An afternoon in San Jose del Monte, Bulacan.

Twenty-four years after the “Tungkong Mangga Massacre," bullets were once again heard in their barangay. 

"The bullets sounded like fireworks, we were all screaming, but we couldn’t hear anything because they were firing everywhere," said Marie*, a peasant advocate from Sama-samang Artista para sa Kilusang Agraryo, an alliance of cultural workers advocating for genuine agrarian reform. 

"They fired in different directions — upward, towards the ground, facing the ones who were running," she recalled. 

"There was a farmer who was punched in the stomach and beaten by a gun when he was just about to run after his little kid," she added. 

On January 28, 2022, eight peasant advocates visited Tungkong Mangga to conduct a fact-finding mission two days after goons demolished houses, including Peña’s. 

"They threatened to finish us. An armed man fired the gun right beside my ear. I thought it was the end of me," said another victim. 

Over 28 people, including minors and the elderly, were at the scene. One of the two people who were injured was a journalist.

"What triggered the goons was my camera because it was recording the accounts of the farmers whose homes had been demolished. They grabbed the camera away from me, punched me, and while that was happening, I saw other volunteers being shouted at," said journalist and filmmaker Manuel Garcellano.

"They took all my equipment away, so no footage of the incident has been preserved," he added. 

The only way the victims were able to visualize the harassment was through a comic strip. 

Rafael Mariano, former agrarian reform secretary, said that both the demolitions done on January 26 and 28 were illegal because the farmers weren’t consulted, they didn’t receive a notice of demolition, and there are no plans for their relocation. 

"The goons took everything, even the chicken eggs. They left after 30 minutes as if nothing happened," Marie said.

"We have no more houses to return to. The MRT-7 is still being built, but we are already being displaced," Peña said.

Ramil also said they haven’t even met the buyer of their land, what they have only been told was they will be evicted and only the caretaker will be paid. 

"Parang trinato kaming aso (They treated us like dogs). Where will we go after they take our land away from us?" Ramil said.

Peña said his kids can’t sleep at night because of the trauma of the demolition. 

'We did nothing wrong, so why are we the ones running?'

Rose on her way to their field to harvest cassava

The week after the violent encounter, instead of cowering in fear, Rose went back to the field and still harvested vegetables. 

Not because nothing happened, but because she had to work so that her family could eat and put food on people’s tables. 

“We did nothing wrong, so why are we the ones running?” she asked.

“We support development, but we are against 'development' that excludes most Filipinos and only benefits the ones with money,” she said.  

“Sometimes, I think I should just go on TikTok just so people would notice the farmers’ struggles.
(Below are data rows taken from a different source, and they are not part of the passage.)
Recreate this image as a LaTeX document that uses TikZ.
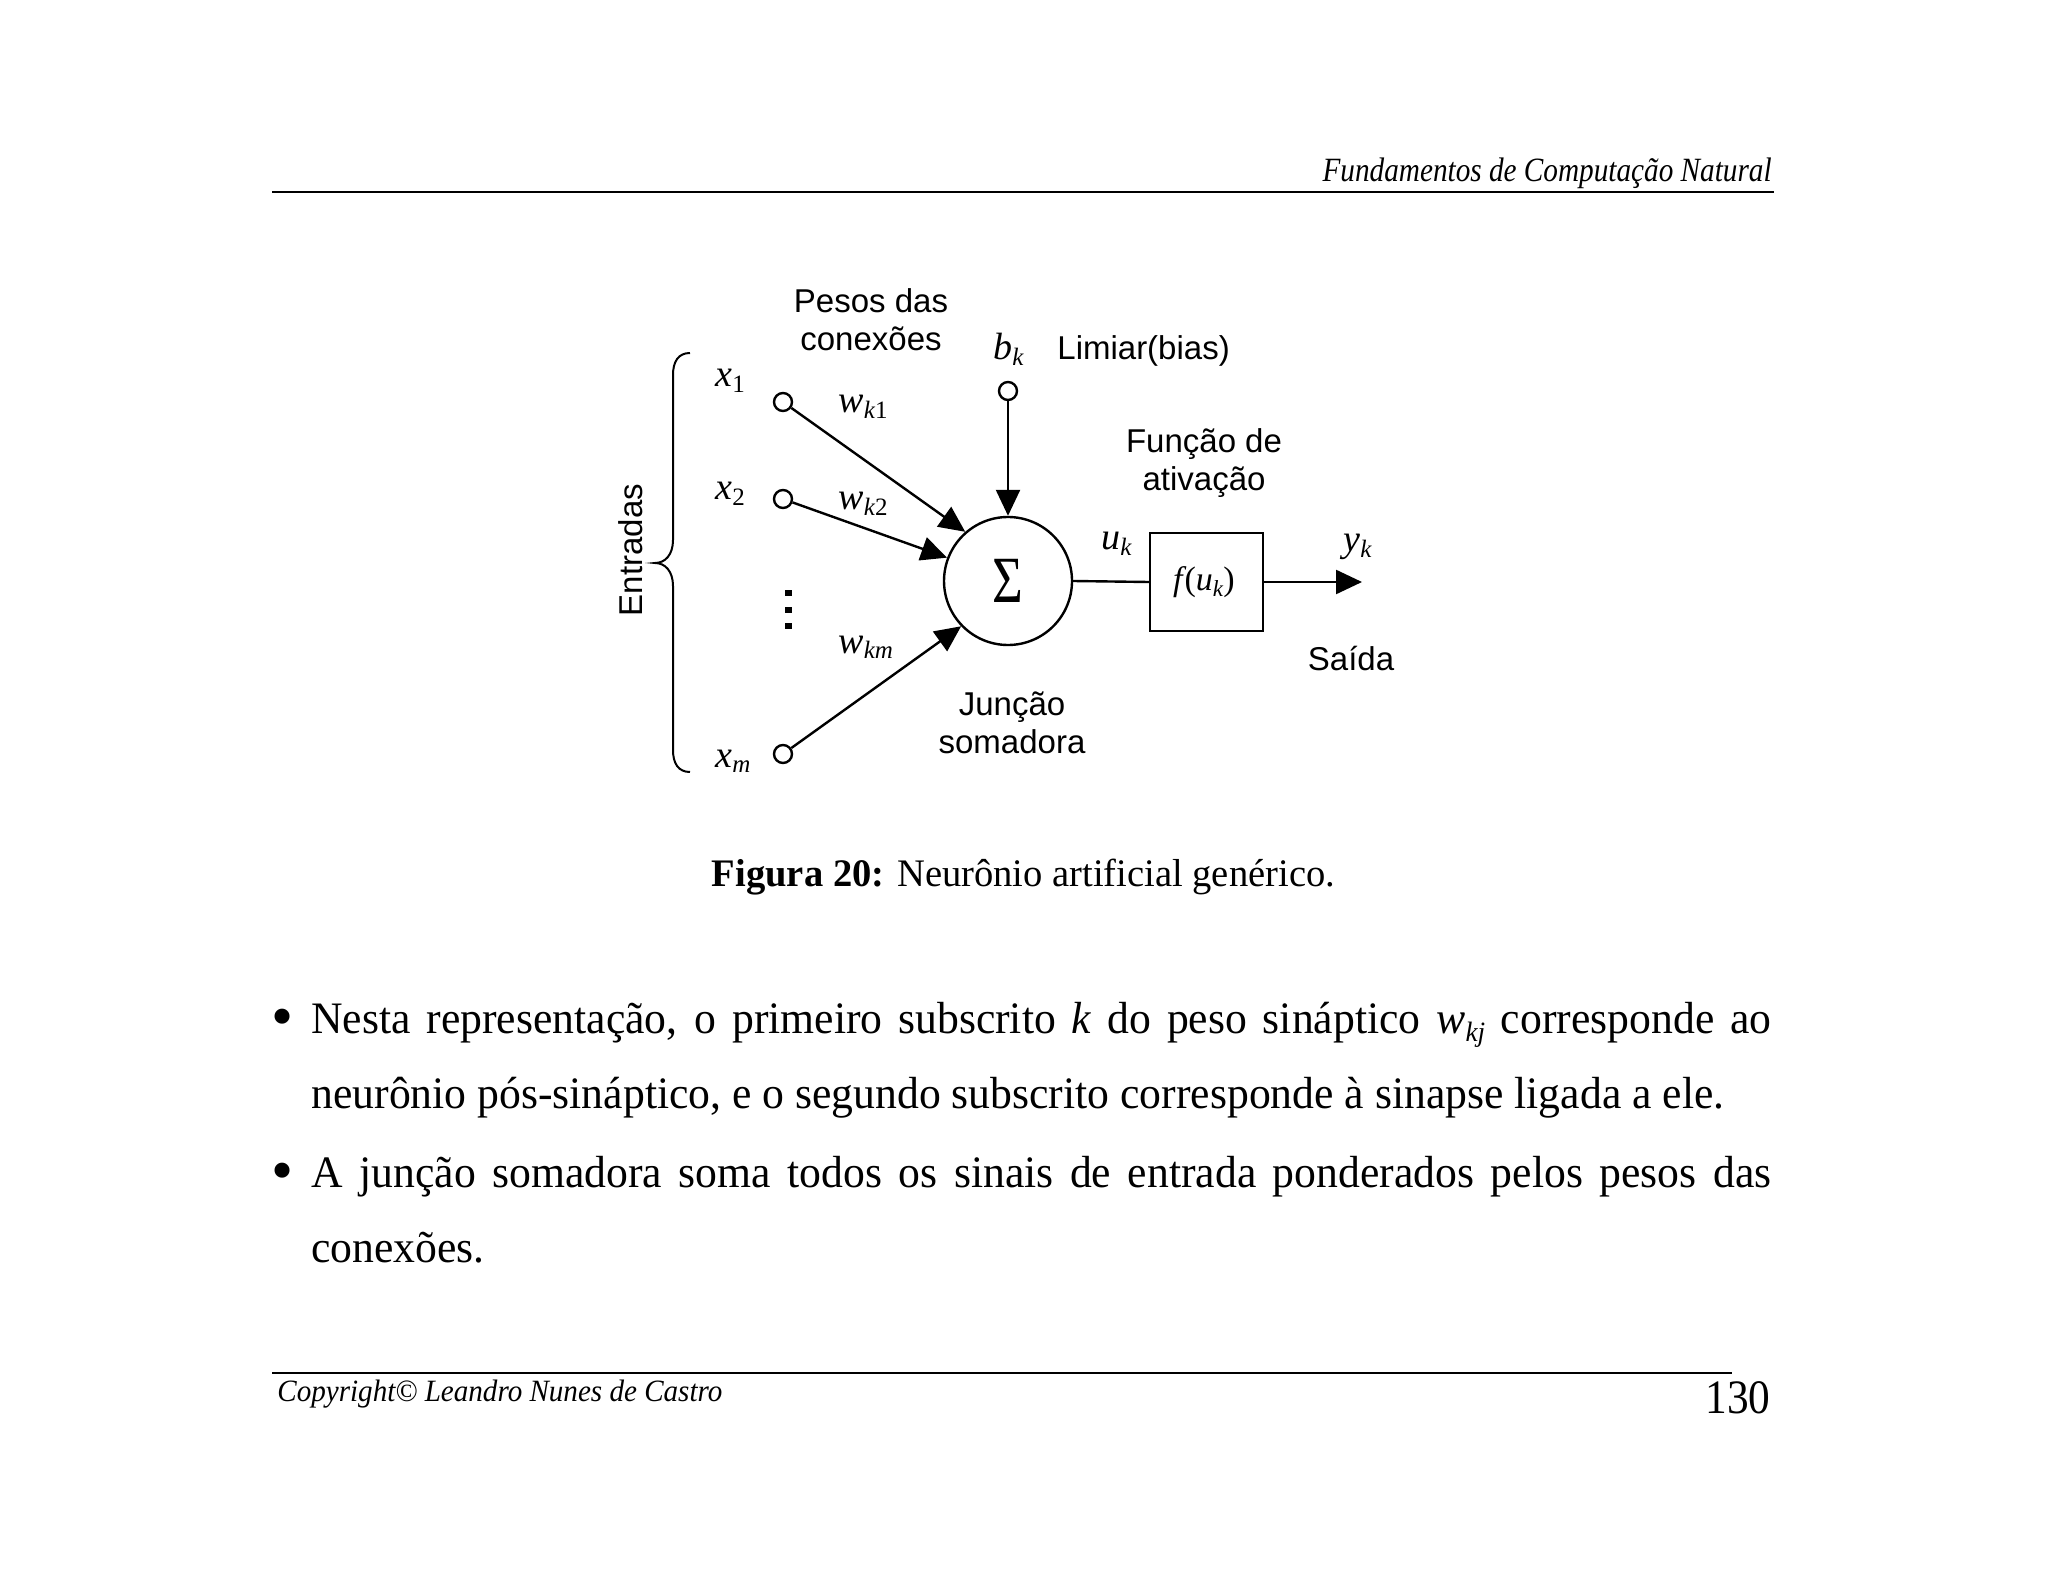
\documentclass[tikz,border=0pt]{standalone}
\usepackage{fontspec}
\setmainfont{Liberation Serif}
\newfontfamily\arialf{Liberation Sans}
\usetikzlibrary{arrows.meta}
\newlength\Ltwo
\newcommand\bodyfont{\fontsize{22.5}{25}\selectfont}
\newcommand\mv[2]{\textit{#1}\raisebox{-2.8pt}{\fontsize{12.5}{12.5}\selectfont #2}}
\begin{document}
\settowidth\Ltwo{\bodyfont neurônio pós-sináptico, e o segundo subscrito corresponde à sinapse ligada a ele.}%
\pgfmathsetmacro\sx{706.5/\Ltwo}%
\pgfmathsetlengthmacro\Wj{730pt/\sx}%
\begin{tikzpicture}[x=0.5pt,y=-0.5pt,
  lbl/.style={inner sep=0pt, font=\arialf\fontsize{16.5}{19}\selectfont},
  mth/.style={inner sep=0pt, font=\fontsize{19}{19}\selectfont, anchor=base west},
  term/.style={circle, draw, line width=1.2pt, minimum size=9pt, inner sep=0pt},
  conn/.style={line width=1.2pt, -{Triangle[length=13pt,width=12pt]}},
  plain/.style={line width=1.2pt},
  txt/.style={inner sep=0pt}]
\fill[white] (0,0) rectangle (2048,1582);
\useasboundingbox (0,0) rectangle (2048,1582);

% header / footer
\node[txt, anchor=base east] (head) at (1772,182) {\resizebox{224.5pt}{\height}{\fontsize{17}{18}\selectfont\itshape Fundamentos de Computação Natural}};
\draw[line width=1.2pt] (272,192) -- (1774,192);
\draw[line width=1.1pt] (272,1373) -- (1732,1373);
\node[txt, anchor=base west] (copy) at (277,1401) {\resizebox{222.5pt}{\height}{\fontsize{15.5}{16}\selectfont\itshape Copyright© Leandro Nunes de Castro}};
\node[txt, anchor=base east] (page) at (1771,1413) {\resizebox{32.5pt}{\height}{\fontsize{24}{26}\selectfont 130}};

% diagram nodes
\node[circle, draw, line width=1.2pt, minimum size=64pt, inner sep=0pt] (sigma) at (1008,581) {\fontsize{33}{33}\selectfont\scalebox{0.8}[1]{Σ}};
\node[term] (x1) at (783,402) {};
\node[term] (x2) at (783,499) {};
\node[term] (xm) at (783,754) {};
\node[term] (bk) at (1008,391) {};
\node[draw, line width=1.2pt, minimum width=56.5pt, minimum height=49pt, inner sep=0pt] (f) at (1206.5,582) {};
\node[txt, anchor=base, font=\fontsize{17}{17}\selectfont] (flab) at (1204,590) {\textit{f}\kern-1pt(\textit{u}\raisebox{-3pt}{\fontsize{11.5}{11.5}\selectfont\textit{k}})};
\coordinate (out) at (1362,582);

% connectors
\draw[conn] (x1) -- (sigma.131);
\draw[conn] (x2) -- (sigma.159);
\draw[conn] (xm) -- (sigma.224);
\draw[conn] (bk) -- (sigma.north);
\draw[plain] (sigma.east) -- (f.west);
\draw[conn] (f.east) -- (out);

% math labels
\node[mth] (lx1) at (715,387) {\mv{x}{1}};
\node[mth] (lx2) at (715,500) {\mv{x}{2}};
\node[mth] (lxm) at (715,767) {\mv{x}{\textit{m}}};
\node[mth] (lw1) at (838,413) {\mv{w}{\textit{k}1}};
\node[mth] (lw2) at (838,510) {\mv{w}{\textit{k}2}};
\node[mth] (lwm) at (838,653) {\mv{w}{\textit{km}}};
\node[mth] (lbk) at (993,360) {\mv{b}{\textit{k}}};
\node[mth] (luk) at (1101,550) {\mv{u}{\textit{k}}};
\node[mth] (lyk) at (1343,552) {\mv{y}{\textit{k}}};

% text labels
\node[lbl, anchor=base] (pesos) at (871,313) {\begin{tabular}[t]{@{}c@{}}Pesos das\\conexões\end{tabular}};
\node[lbl, anchor=base west] (limiar) at (1057,360) {Limiar(bias)};
\node[lbl, anchor=base] (funcao) at (1204,453) {\begin{tabular}[t]{@{}c@{}}Função de\\ativação\end{tabular}};
\node[lbl, anchor=base] (saida) at (1351,670) {Saída};
\node[lbl, anchor=base] (juncao) at (1012,715) {\begin{tabular}[t]{@{}c@{}}Junção\\somadora\end{tabular}};
\node[lbl, rotate=90] (entradas) at (631,550) {Entradas};

% dots
\fill (784.5,590) rectangle (791.5,596);
\fill (784.5,606.7) rectangle (791.5,612.7);
\fill (784.5,623.3) rectangle (791.5,629.3);

% brace
\draw[line width=1pt] (690,353) .. controls (678,353) and (673,362) .. (673,375) -- (673,540) .. controls (673,555) and (665,563) .. (655,563) .. controls (665,563) and (673,571) .. (673,586) -- (673,750) .. controls (673,763) and (678,772) .. (690,772);

% caption
\node[txt, anchor=base] (cap) at (1023.5,886) {\resizebox{311.5pt}{\height}{\fontsize{19.5}{20}\selectfont\textbf{Figura 20:} Neurônio artificial genérico.}};

% body text
\node[txt, anchor=base] (b1) at (283,1033) {\bodyfont\raisebox{-2pt}{\scalebox{1.4}{•}}};
\node[txt, anchor=base west] (l1) at (311,1033) {\scalebox{\sx}[1]{\bodyfont\makebox[\Wj][s]{Nesta representação, o primeiro subscrito \textit{k} do peso sináptico \textit{w}\raisebox{-4pt}{\fontsize{14}{14}\selectfont\textit{kj}} corresponde ao}}};
\node[txt, anchor=base west] (l2) at (311,1108) {\scalebox{\sx}[1]{\bodyfont neurônio pós-sináptico, e o segundo subscrito corresponde à sinapse ligada a ele.}};
\node[txt, anchor=base] (b2) at (283,1187) {\bodyfont\raisebox{-2pt}{\scalebox{1.4}{•}}};
\node[txt, anchor=base west] (l3) at (311,1187) {\scalebox{\sx}[1]{\bodyfont\makebox[\Wj][s]{A junção somadora soma todos os sinais de entrada ponderados pelos pesos das}}};
\node[txt, anchor=base west] (l4) at (311,1262) {\scalebox{\sx}[1]{\bodyfont conexões.}};
\end{tikzpicture}
\end{document}
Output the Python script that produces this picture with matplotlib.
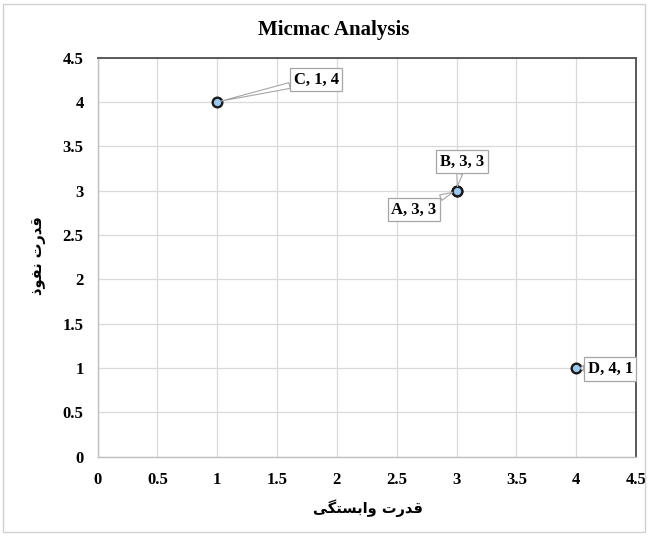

But I can't harvest crops while dancing,” she added trying to lighten the situation. 

“I hope people could listen to us because we’re not just fighting for our right to till our land, we’re also fighting so that people can eat.”



*Victims asked for their names to be changed to protect their identity

Geela Garcia is a freelance multimedia journalist and peasant advocate based in Manila.